Adam Horton is hoping to utilise the VR for driving after recently getting his learner's permit. © Contributed
NOEL Cuskelly has always dreamt of being more independent and experiencing new things.
Now, thanks to a suite of new learning tools launched by Endeavour Foundation in Bundaberg, those possibilities are becoming a reality.
Mr Cuskelly wants to learn how to manage and handle money, which can be challenging for someone with an intellectual disability.
However, when he puts on the Oculus Rift headset Mr Cuskelly is immersed in a virtual world where he can practise real-life skills in a safe environment or even experience things he might not have the chance to in the outside world - such as riding a roller-coaster.
"Endeavour Foundation's Virtual Learning Environment brings education, gaming and the disability sectors together to provide learning and development opportunities for people with a disability,” Endeavour service design team member Danny Gibbs said.

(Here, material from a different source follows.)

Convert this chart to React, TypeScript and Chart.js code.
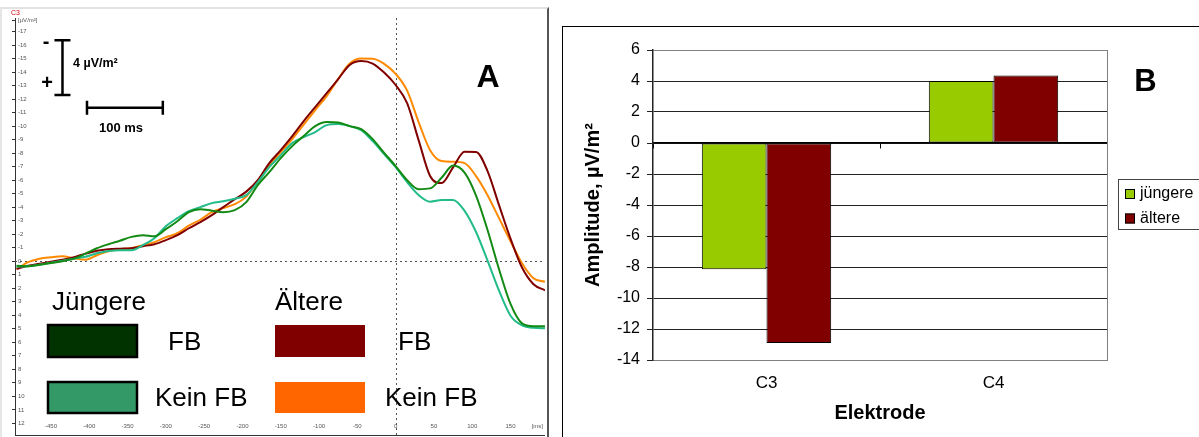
import React, { useEffect, useRef } from 'react';
import { Chart, registerables } from 'chart.js';

Chart.register(...registerables);

const FONT = 'Arial, "Liberation Sans", Helvetica, sans-serif';

// ---------- Panel A: ERP waveforms (C3) ----------
const timesMs = [-495, -480, -465, -450, -435, -420, -405, -390, -375, -360, -345, -330, -315, -300, -285, -270, -255, -240, -225, -210, -195, -180, -165, -150, -135, -120, -105, -90, -75, -60, -45, -30, -15, 0, 15, 30, 45, 60, 75, 90, 105, 120, 135, 150, 165, 180, 195];

const jungereFB = [0.33, 0.37, 0.26, 0.13, 0, -0.19, -0.56, -0.96, -1.26, -1.52, -1.8, -1.93, -1.85, -2.37, -2.96, -3.63, -3.85, -3.74, -3.63, -3.78, -4.37, -5.63, -6.59, -7.63, -8.52, -9.26, -10.0, -10.3, -10.26, -10.0, -9.78, -9.04, -8.02, -7.04, -6.0, -5.33, -5.39, -6.18, -7.08, -6.56, -4.86, -2.31, 0.59, 3.16, 4.6, 4.81, 4.81];
const jungereKeinFB = [0.41, 0.37, 0.26, 0.11, -0.04, -0.19, -0.33, -0.59, -0.76, -0.81, -0.81, -1.19, -1.7, -2.59, -3.19, -3.7, -4.0, -4.3, -4.44, -4.63, -4.89, -5.85, -6.96, -7.85, -8.74, -9.19, -9.56, -10.07, -10.15, -10.0, -9.7, -8.89, -7.93, -6.96, -5.85, -4.9, -4.41, -4.53, -4.54, -3.73, -2.16, -0.04, 2.18, 4.03, 4.75, 4.93, 4.96];
const altereFB = [0.56, 0.33, 0.19, 0.04, -0.11, -0.3, -0.56, -0.78, -0.89, -0.93, -0.96, -1.11, -1.26, -1.56, -1.93, -2.44, -2.89, -3.41, -4.0, -4.59, -5.15, -6.0, -7.26, -8.22, -9.26, -10.37, -11.41, -12.44, -13.48, -14.52, -14.81, -14.63, -13.96, -13.04, -11.7, -8.96, -6.31, -5.78, -6.94, -8.1, -8.09, -6.67, -4.15, -1.67, 0.47, 1.7, 2.15];
const altereKeinFB = [0.59, 0.07, -0.19, -0.3, -0.37, -0.22, -0.11, -0.44, -0.74, -0.89, -0.96, -1.19, -1.41, -1.78, -2.07, -2.63, -3.07, -3.63, -3.93, -4.22, -4.78, -5.93, -7.11, -8.07, -9.04, -10.11, -11.19, -12.22, -13.49, -14.63, -15.0, -14.99, -14.61, -13.87, -12.63, -10.3, -8.22, -7.41, -7.36, -7.26, -6.3, -4.89, -3.19, -1.48, 0.15, 1.26, 1.53];

const erpXTicks = [-450, -400, -350, -300, -250, -200, -150, -100, -50, 0, 50, 100, 150];
const erpXUnitTick = 185;
const erpYTicks = [-17, -16, -15, -14, -13, -12, -11, -10, -9, -8, -7, -6, -5, -4, -3, -2, -1, 0, 1, 2, 3, 4, 5, 6, 7, 8, 9, 10, 11, 12];
const erpYUnitTick = -17.85;

// ---------- Panel B: amplitudes ----------
const electrodes = ['C3', 'C4'];
const jungereAmp = [-8.15, 4.0];
const altereAmp = [-12.9, 4.35];

function ErpChart() {
  const ref = useRef<HTMLCanvasElement>(null);
  useEffect(() => {
    const mk = (vals: number[]) => timesMs.map((t, i) => ({ x: t, y: vals[i] }));
    const annot = {
      id: 'erpAnnot',
      beforeDatasetsDraw(chart: any) {
        const { ctx, chartArea } = chart;
        const xs = chart.scales.x;
        const ys = chart.scales.y;
        ctx.save();
        ctx.strokeStyle = '#555';
        ctx.lineWidth = 1;
        ctx.setLineDash([2, 3]);
        const y0 = Math.round(ys.getPixelForValue(0)) + 0.5;
        ctx.beginPath();
        ctx.moveTo(chartArea.left, y0);
        ctx.lineTo(chartArea.right, y0);
        ctx.stroke();
        const x0 = Math.round(xs.getPixelForValue(0)) + 0.5;
        ctx.beginPath();
        ctx.moveTo(x0, chartArea.top);
        ctx.lineTo(x0, chartArea.bottom);
        ctx.stroke();
        ctx.restore();
      },
      afterDraw(chart: any) {
        const { ctx } = chart;
        const xs = chart.scales.x;
        const ys = chart.scales.y;
        ctx.save();
        // calibration bars
        ctx.strokeStyle = '#000';
        ctx.lineWidth = 2.5;
        const vx = xs.getPixelForValue(-435);
        const vt = ys.getPixelForValue(-16.35);
        const vb = ys.getPixelForValue(-12.3);
        ctx.beginPath();
        ctx.moveTo(vx, vt); ctx.lineTo(vx, vb);
        ctx.moveTo(vx - 8, vt); ctx.lineTo(vx + 8, vt);
        ctx.moveTo(vx - 8, vb); ctx.lineTo(vx + 8, vb);
        const hy = ys.getPixelForValue(-11.35);
        const hl = xs.getPixelForValue(-403);
        const hr = xs.getPixelForValue(-304);
        ctx.moveTo(hl, hy); ctx.lineTo(hr, hy);
        ctx.moveTo(hl, hy - 7); ctx.lineTo(hl, hy + 7);
        ctx.moveTo(hr, hy - 7); ctx.lineTo(hr, hy + 7);
        ctx.stroke();
        ctx.fillStyle = '#000';
        ctx.textBaseline = 'alphabetic';
        ctx.textAlign = 'center';
        ctx.font = `bold 20px ${FONT}`;
        ctx.fillText('-', 46, 48);
        ctx.fillText('+', 47, 89);
        ctx.textAlign = 'left';
        ctx.font = `bold 12.5px ${FONT}`;
        ctx.fillText('4 µV/m²', 73, 67);
        ctx.textAlign = 'center';
        ctx.font = `bold 13px ${FONT}`;
        ctx.fillText('100 ms', 121, 132);
        // panel letter
        ctx.font = `bold 32px ${FONT}`;
        ctx.fillText('A', 488, 87);
        // electrode label
        ctx.textAlign = 'left';
        ctx.fillStyle = '#cc0000';
        ctx.font = `7px ${FONT}`;
        ctx.fillText('C3', 11, 15);
        // legend
        const ds = chart.data.datasets;
        ctx.fillStyle = '#000';
        ctx.font = `26px ${FONT}`;
        ctx.fillText('Jüngere', 52, 310);
        ctx.fillText('Ältere', 275, 310);
        ctx.fillText('FB', 168, 350);
        ctx.fillText('FB', 398, 350);
        ctx.fillText('Kein FB', 155, 406);
        ctx.fillText('Kein FB', 385, 406);
        const boxes = [
          { c: ds[0].legendColor, x: 48, y: 325, w: 89, h: 32, b: true },
          { c: ds[1].legendColor, x: 48, y: 382, w: 89, h: 31, b: true },
          { c: ds[2].legendColor, x: 275, y: 325, w: 90, h: 32, b: false },
          { c: ds[3].legendColor, x: 275, y: 382, w: 90, h: 31, b: false },
        ];
        boxes.forEach((bx) => {
          ctx.fillStyle = bx.c;
          ctx.fillRect(bx.x, bx.y, bx.w, bx.h);
          if (bx.b) {
            ctx.strokeStyle = '#000';
            ctx.lineWidth = 2.5;
            ctx.strokeRect(bx.x, bx.y, bx.w, bx.h);
          }
        });
        ctx.restore();
      },
    };
    const chart = new Chart(ref.current as HTMLCanvasElement, {
      type: 'line',
      data: {
        datasets: [
          { label: 'Jüngere FB', data: mk(jungereFB), borderColor: '#138a13', legendColor: '#003300' } as any,
          { label: 'Jüngere Kein FB', data: mk(jungereKeinFB), borderColor: '#22bb8a', legendColor: '#339966' } as any,
          { label: 'Ältere FB', data: mk(altereFB), borderColor: '#800000', legendColor: '#800000' } as any,
          { label: 'Ältere Kein FB', data: mk(altereKeinFB), borderColor: '#ff8a00', legendColor: '#ff6600' } as any,
        ],
      },
      options: {
        animation: false,
        responsive: false,
        maintainAspectRatio: false,
        layout: { padding: { top: 18, right: 1, left: 0, bottom: 0 } },
        plugins: { legend: { display: false }, tooltip: { enabled: false } },
        elements: {
          point: { radius: 0 },
          line: { borderWidth: 2, cubicInterpolationMode: 'monotone', fill: false },
        },
        scales: {
          x: {
            type: 'linear',
            min: -497,
            max: 195,
            afterFit: (s: any) => { s.height = 2; },
            afterBuildTicks: (s: any) => { s.ticks = [...erpXTicks, erpXUnitTick].map((v) => ({ value: v })); },
            ticks: {
              mirror: true,
              padding: 5,
              autoSkip: false,
              maxRotation: 0,
              color: '#555',
              font: { family: FONT, size: 6 },
              callback: (v: any) => (v === erpXUnitTick ? '[ms]' : String(v)),
            },
            grid: { display: false, drawTicks: false },
            border: { color: '#333', width: 1 },
          },
          y: {
            type: 'linear',
            reverse: true,
            min: -18,
            max: 12.89,
            afterFit: (s: any) => { s.width = 15; },
            afterBuildTicks: (s: any) => { s.ticks = [erpYUnitTick, ...erpYTicks].map((v) => ({ value: v })); },
            ticks: {
              mirror: true,
              padding: 3,
              autoSkip: false,
              color: '#555',
              font: { family: FONT, size: 6 },
              callback: (v: any) => (v === erpYUnitTick ? '[µV/m²]' : String(v)),
            },
            grid: { drawOnChartArea: false, tickLength: 3, color: '#333' },
            border: { color: '#333', width: 1 },
          },
        },
      } as any,
      plugins: [annot],
    });
    return () => chart.destroy();
  }, []);
  return (
    <canvas
      ref={ref}
      width={548}
      height={442}
      style={{ position: 'absolute', left: 0, top: 0, width: 548, height: 442 }}
    />
  );
}

function AmpChart() {
  const ref = useRef<HTMLCanvasElement>(null);
  useEffect(() => {
    const extras = {
      id: 'ampExtras',
      afterDraw(chart: any) {
        const { ctx, chartArea } = chart;
        ctx.save();
        ctx.strokeStyle = '#808080';
        ctx.lineWidth = 1;
        const rx = Math.round(chartArea.right) + 0.5;
        ctx.beginPath();
        ctx.moveTo(rx, chartArea.top);
        ctx.lineTo(rx, chartArea.bottom);
        ctx.stroke();
        // legend
        ctx.strokeStyle = '#444';
        ctx.strokeRect(570.5, 179.5, 90, 50);
        ctx.font = `16px ${FONT}`;
        ctx.textBaseline = 'middle';
        ctx.textAlign = 'left';
        chart.data.datasets.forEach((d: any, i: number) => {
          const y = 189 + i * 24.5;
          ctx.fillStyle = d.backgroundColor;
          ctx.fillRect(577, y, 10, 10);
          ctx.strokeStyle = '#000';
          ctx.strokeRect(577.5, y + 0.5, 9, 9);
          ctx.fillStyle = '#000';
          ctx.fillText(d.label, 592, y + 5);
        });
        ctx.textBaseline = 'alphabetic';
        ctx.textAlign = 'center';
        ctx.font = `bold 31px ${FONT}`;
        ctx.fillText('B', 597.5, 91);
        ctx.restore();
      },
    };
    const chart = new Chart(ref.current as HTMLCanvasElement, {
      type: 'bar',
      data: {
        labels: electrodes,
        datasets: [
          { label: 'jüngere', data: jungereAmp, backgroundColor: '#99cc00', borderColor: '#000', borderWidth: 1, borderSkipped: false },
          { label: 'ältere', data: altereAmp, backgroundColor: '#800000', borderColor: '#000', borderWidth: 1, borderSkipped: false },
        ],
      },
      options: {
        animation: false,
        responsive: false,
        maintainAspectRatio: false,
        layout: { padding: { top: 50, right: 92, left: 0, bottom: 0 } },
        plugins: { legend: { display: false }, tooltip: { enabled: false } },
        datasets: { bar: { categoryPercentage: 0.57, barPercentage: 1.0 } },
        scales: {
          x: {
            type: 'category',
            offset: true,
            afterFit: (s: any) => { s.height = 77; },
            grid: { display: false, drawTicks: false },
            border: { color: '#808080', width: 1 },
            ticks: { padding: 13, color: '#000', font: { family: FONT, size: 17 } },
            title: {
              display: true,
              text: 'Elektrode',
              color: '#000',
              font: { family: FONT, size: 20, weight: 'bold' },
              padding: { top: 0, bottom: 12 },
            },
          },
          x2: {
            type: 'category',
            labels: electrodes,
            position: { y: 0 },
            offset: true,
            grid: { offset: true, drawOnChartArea: false, drawTicks: true, tickLength: 5, color: '#000' },
            ticks: { display: false },
            border: { color: '#000', width: 1.5 },
          },
          y: {
            type: 'linear',
            min: -14,
            max: 6,
            afterFit: (s: any) => { s.width = 105; },
            ticks: { stepSize: 2, padding: 7, color: '#000', font: { family: FONT, size: 16 } },
            grid: {
              color: (c: any) => (c.tick && (c.tick.value === 6 || c.tick.value === -14) ? '#808080' : '#222'),
              tickColor: '#222',
              tickLength: 6,
              lineWidth: 1,
            },
            border: { color: '#222', width: 1.5 },
            title: {
              display: true,
              text: 'Amplitude, µV/m²',
              color: '#000',
              font: { family: FONT, size: 20, weight: 'bold' },
              padding: { top: 33, bottom: 0 },
            },
          },
        },
      } as any,
      plugins: [extras],
    });
    return () => chart.destroy();
  }, []);
  return (
    <canvas
      ref={ref}
      width={651}
      height={437}
      style={{ position: 'absolute', left: 548, top: 0, width: 651, height: 437 }}
    />
  );
}

export default function App() {
  return (
    <div
      style={{
        position: 'fixed',
        left: 0,
        top: 0,
        width: 1199,
        height: 437,
        overflow: 'hidden',
        background: '#fff',
      }}
    >
      <div
        style={{
          position: 'absolute',
          left: 0,
          top: 7,
          width: 549,
          height: 440,
          boxSizing: 'border-box',
          borderTop: '2px solid #e2e2e2',
          borderLeft: '2px solid #e6e6e6',
          borderRight: '2px solid #555',
        }}
      />
      <div
        style={{
          position: 'absolute',
          left: 562,
          top: 26,
          width: 700,
          height: 500,
          border: '1px solid #000',
        }}
      />
      <ErpChart />
      <AmpChart />
    </div>
  );
}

Mr Gibbs is spending the week teaching Endeavour Foundation's Bundaberg Learning and Lifestyle support staff how to use the new technology programs, dubbed "Wired”, which the organisation worked closely with VR developer Immerse Enterprise to create.
"The younger guys definitely get a kick out of the virtual reality but it's great for people of all ages because they can explore a situation freely at their own pace and learn along the way,” Mr Gibbs said.
"The learning experiences we've developed so far help people to work on important skills such as using an ATM, catching the train and even budgeting.”
Endeavour service delivery manager Rowena Hanlon said the new technology was a game-changer in the region.